During the late twenties many passengers left the train at Icknield Port Road as we all had bitter experience of standing there whilst the fireman operated the plunger switch at the ‘starter’ and after an appropriate interval commenced his walk to the Junction box. When the signal did not go ‘off’ within a few minutes of entering the station, there was a general exodus up the embankment, via the station path, to the Birmingham Corporation tramcar which was waiting at he Ladywood terminus (route 33), just above the station and which would take us towards New Street station, without further delay. If we walked a little further we came to Dudley Road, with tramcars from the Black Country, Smethwick and Bearwood all going to the Town Hall area, again without the delays of the branch train. When this trouble occurred, some of the rush hour services behind the one directly concerned were affected, sometimes being unable to leave the terminus on time - bearing in mind the departure times of 8.04, 8.19, 8.32, 8.49 and 9.15am. As this problem continued and developed, the writing on the wall for the ultimate demise of the passenger service became more deeply engraved; the progress of motor bus design and reliability enabled the Birmingham Corporation to provide a most intensive service from the suburbs served by the Branch and it took the LMS some considerable time to introduce cheap day tickets, other than workman's tickets.

Around 1926-27 the single rail fare from Harborne to Birmingham was 4½d, whilst the single bus fare was 3d, so that in general the only people travelling on the Branch at this time were those in possession of workman's or season tickets and very few of the latter were first-class, although every four-coach bogie set had its quota of first-class compartments, mainly empty in those days. Fares were, in the very late twenties and early thirties, made more competitive by the introduction of day returns, evening returns etc, but it was too late. The last regular passenger train departed from New Street station at 11.08pm on Saturday 24th November 1934, behind ex-LNWR Coal Tank No 7742; the passenger service had lasted just over sixty years, except for Icknield Port Road, which closed from 18th May 1931. The 2 miles 35 chains of single track remained open for freight and the brewery traffic until 4th November 1963, when complete closure took place and the venture of the Harborne Railway Company, which had been formed in 1866, saw the opening on 10th August 1874, never owned either locomotives or rolling stock - it was worked by the LNWR from the start - but just could not last until its centenary.
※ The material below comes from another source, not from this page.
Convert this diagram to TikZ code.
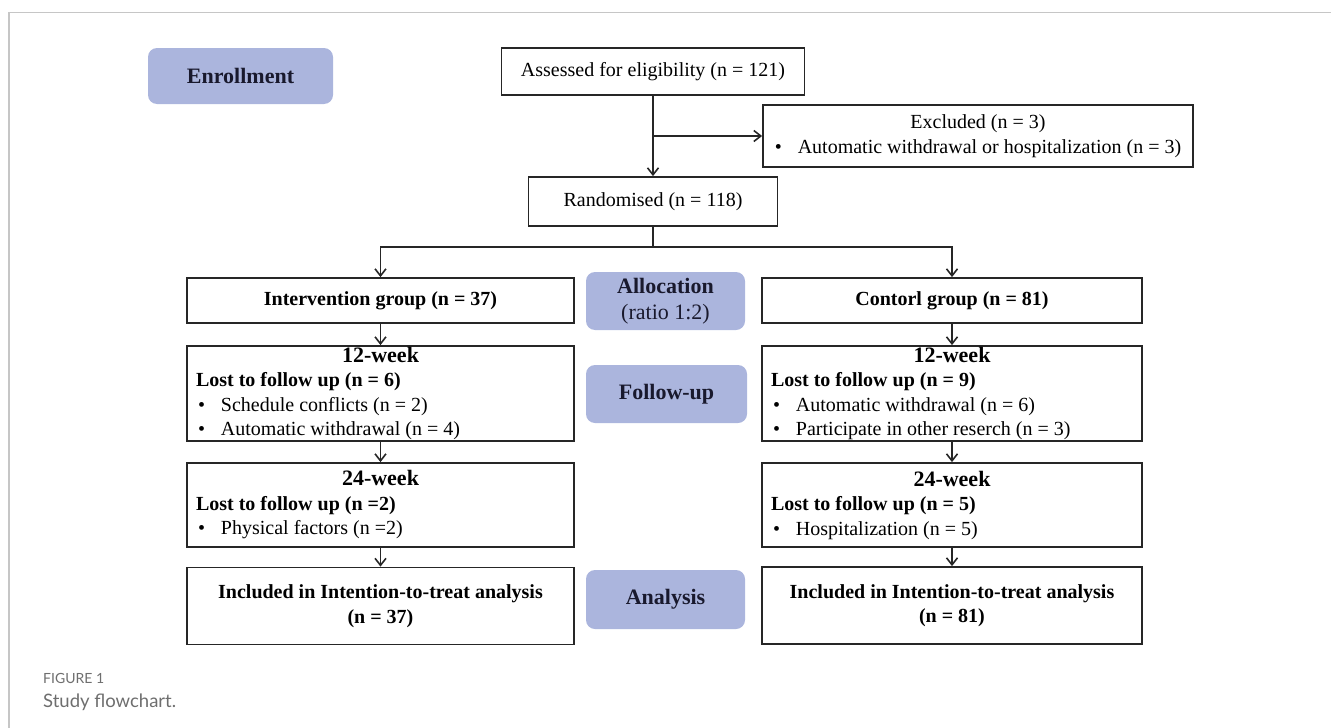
\documentclass[tikz,border=0pt]{standalone}
\usepackage{fontspec}
\setmainfont{Liberation Serif}
\newfontfamily\captionfont{Lato}
\usetikzlibrary{positioning,arrows.meta,calc}
\definecolor{phaseblue}{RGB}{171,181,221}
\definecolor{phasetext}{RGB}{25,25,45}
\definecolor{captiongray}{RGB}{110,110,110}
\setlength{\parindent}{0pt}
\newcommand{\bulletitem}[1]{\hspace*{2pt}\textbullet\hspace{16pt}#1}
\newcommand{\weekhead}[1]{\hfill{\fontsize{22}{24.5}\selectfont\bfseries #1}\hfill\null}

\begin{document}
\begin{tikzpicture}[x=1pt, y=-1pt,
		flow_box/.style={draw=black!85, line width=1.8pt, fill=white, inner sep=0pt, align=center, font=\fontsize{20}{24.5}\selectfont},
		bold_box/.style={flow_box, font=\fontsize{20}{24.5}\selectfont\bfseries},
		list_box/.style={flow_box, align=flush left, inner xsep=9pt, inner ysep=0pt},
		phase_box/.style={fill=phaseblue, rounded corners=9pt, inner sep=0pt, align=center, text=phasetext, font=\fontsize{22}{26}\selectfont},
		flow_line/.style={line width=1.6pt, black!85},
		flow_arrow/.style={flow_line, -{Straight Barb[length=7pt,width=11pt,line width=1.6pt]}},
		frame_line/.style={line width=1.3pt, gray!45}
		]
		
		\useasboundingbox (0,0) rectangle (1331,728);
		\draw[frame_line] (9,728) -- (9,12.5) -- (1331,12.5);
		
		\node[phase_box, minimum width=185pt, minimum height=56pt] (enroll) at (240.5,76) {\bfseries Enrollment};
		\node[phase_box, minimum width=159pt, minimum height=58pt] (alloc) at (665.5,301) {\textbf{Allocation}\\(ratio 1:2)};
		\node[phase_box, minimum width=161pt, minimum height=58pt] (follow) at (666.5,394) {\bfseries Follow-up};
		\node[phase_box, minimum width=159pt, minimum height=59pt] (analys) at (665.5,599.5) {\bfseries Analysis};
		
		\node[flow_box, minimum width=303pt, minimum height=47pt] (assess) at (653,71.5) {Assessed for eligibility (n = 121)};
		\node[flow_box, minimum width=430pt, minimum height=62pt] (excl) at (978,136) {Excluded (n = 3)\\\textbullet\hspace{16pt}Automatic withdrawal or hospitalization (n = 3)};
		\node[flow_box, minimum width=249pt, minimum height=49pt] (rand) at (653,201.5) {Randomised (n = 118)};
		
		\node[bold_box, minimum width=387pt, minimum height=45pt] (interv) at (380.5,300.5) {Intervention group (n = 37)};
		\node[bold_box, minimum width=380pt, minimum height=45pt] (ctrl) at (952,300.5) {Contorl group (n = 81)};
		
		\node[list_box, text width=369pt, minimum height=95pt] (lost_i12) at (380.5,393.5) {\weekhead{12-week}\\\textbf{Lost to follow up (n = 6)}\\\bulletitem{Schedule conflicts (n = 2)}\\\bulletitem{Automatic withdrawal (n = 4)}};
		\node[list_box, text width=362pt, minimum height=95pt] (lost_c12) at (952,393.5) {\weekhead{12-week}\\\textbf{Lost to follow up (n = 9)}\\\bulletitem{Automatic withdrawal (n = 6)}\\\bulletitem{Participate in other reserch (n = 3)}};
		\node[list_box, text width=369pt, minimum height=84pt] (lost_i24) at (380.5,505) {\weekhead{24-week}\\\textbf{Lost to follow up (n =2)}\\\bulletitem{Physical factors (n =2)}};
		\node[list_box, text width=362pt, minimum height=84pt] (lost_c24) at (952,505) {\weekhead{24-week}\\\textbf{Lost to follow up (n = 5)}\\\bulletitem{Hospitalization (n = 5)}};
		
		\node[bold_box, minimum width=387pt, minimum height=77pt] (itt_i) at (380.5,606) {Included in Intention-to-treat analysis\\(n = 37)};
		\node[bold_box, minimum width=380pt, minimum height=77pt] (itt_c) at (952,605.5) {Included in Intention-to-treat analysis\\(n = 81)};
		
		\coordinate (branch) at (assess.south |- excl.west);
		\coordinate (split) at ($(rand.south)+(0,20)$);
		
		\draw[flow_arrow] (assess.south) -- (rand.north);
		\draw[flow_arrow] (branch) -- (excl.west);
		\draw[flow_line] (rand.south) -- (split);
		\draw[flow_arrow] (split) -| (interv.north);
		\draw[flow_arrow] (split) -| (ctrl.north);
		\foreach \a/\b in {interv/lost_i12, lost_i12/lost_i24, lost_i24/itt_i, ctrl/lost_c12, lost_c12/lost_c24, lost_c24/itt_c} \draw[flow_arrow] (\a.south) -- (\b.north);
		
		\node[anchor=base west, inner sep=0pt, text=captiongray, font=\captionfont\fontsize{14}{16}\selectfont] (fig_no) at (43,683) {FIGURE 1};
		\node[anchor=base west, inner sep=0pt, text=captiongray, font=\captionfont\fontsize{18.5}{20}\selectfont] (fig_cap) at (43,707) {Study flowchart.};
	\end{tikzpicture}
\end{document}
think that the real passenger decline commenced with the 1926 strike, during which a very restricted service was provided by volunteer crews, mainly utilising a Webb 5ft 6in tank which seemed a most unsuitable type for inexperienced men on a steeply graded line; a stop was often required for a ‘blow-up’. During schooldays (1922-26) there were occasions when I was able to return home on the 4.50pm from New Street and the locomotive for the service was usually a Webb 5ft 6in 2-4-2 tank which quite often bore the 14S shed plate; after becoming more knowledgeable on these matters, I realised that it had come from Stoke-on-Trent and on reflection I can only assume that it had come in from Walsall over the Aston line, after having worked a Rugeley to Walsall train. Possibly it had worked via Stafford and the Trent Valley, or via Stone and Colwich. Like some of the commuter services on the Branch, it stabled the four bogie coaches at the Harborne terminus and returned light engine to New Street, possibly via Monument Lane shed for coal and water - there was no water available on the Branch. This small and quite old engine then commenced its return home as pilot to the train engine of the 6.58pm to Wolverhampton; this was often a Prince or Experiment.

The following train on the Branch was the 5.15pm off New Street platform 2, usually rostered for an 18in Radial tank and this too stabled its coaches at Harborne, as did the 5.40pm with the locomotive running back light engine; the 4.50pm and the 5.40pm were Saturdays excepted. The real Harborne Express was, however, the 6.00pm off New Street, again platform 2; I often travelled on this after schooldays were over and business life did not allow me to get the 4.50pm; it ran non-stop to Rotton Park Road Mondays to Fridays but behaved as the others on Saturdays. In my memory, I see this as an 18in Goods from Aston shed, which had to reduce speed at Monument Lane station to pick up the staff from the signalman who had come on to the platform, and after a hard slog up the 1 in 66 from Harborne Junction, passed Icknield Port Road at about 20mph and came on to rest at Rotton Park Road at 6.07pm; well, according to the time table, but generally it was about 6.10pm. The bowler-hatted city types and others detrained here and at Hagley Road where it was due at 6.10pm; Harborne was booked to be reached at 6.14pm. A quick turn and run round and it was away at 6.21pm to arrive in New Street at 6.50pm, after a wait of 6 minutes at Rotton Park Road where the 6.17pm (Saturdays excepted) crossed it.